Necessity may be the mother of invention, but laziness is invention’s weird uncle, roaring up to the house in a duct taped, primer-colored hot-rod and carrying a roll of fifties in one pocket and a hip flask of rye in the other. Laziness brought us remote controls and microwave ovens and automobiles that practically drive themselves.
I wanted to call this blog The Lazy Photographer, but the name was apparently taken during the period when I was too lazy to start the blog. By the way, I love that blogger’s tag line: “Just take the damn picture already!”

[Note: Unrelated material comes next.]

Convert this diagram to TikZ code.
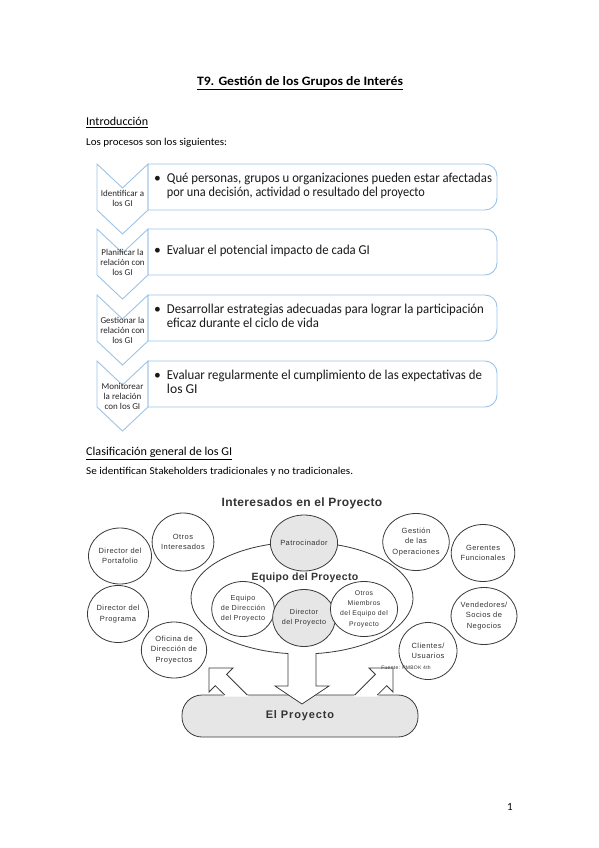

The amount of effort I’m willing to put into a photograph is directly proportionate to how much impact or income I desire from the end product, divided by my blood sugar level at the time of the shoot. Here is an example I use in my lighting workshop:
This photo demonstrates the effect of mixed lighting. In this case, a greenish-yellow tint appears where the overhead fluorescent lights overpowered my flash. Look, for example, at the section of wall behind the fellow critiquing photos. Where the light from my bounced flash drops off, the wall turns yellow. Mixed light is a common problem when shooting indoors, where one might encounter fluorescent lights, tungsten lights, window light, and electronic flash, all of which produce different colored light.
I offer two solutions for this photograph:
- While shooting, put a green gel on the flash and reset the camera’s white balance for fluorescent light. Thus, the flash and the fluorescent light will be the same color, and the camera will compensate for them.
- Or, quit looking at the background.
The end product was to be a very small photo in a club newsletter read by very few people, so I chose option two.
By the way, here’s the absolute easiest way to deal with mixed lighting or other weird colors:
In future entries, I’ll share stories about how hard I’m willing to work to find the easiest way to get a photo. Because sometimes I need a good photo, but usually I just need a good enough photo.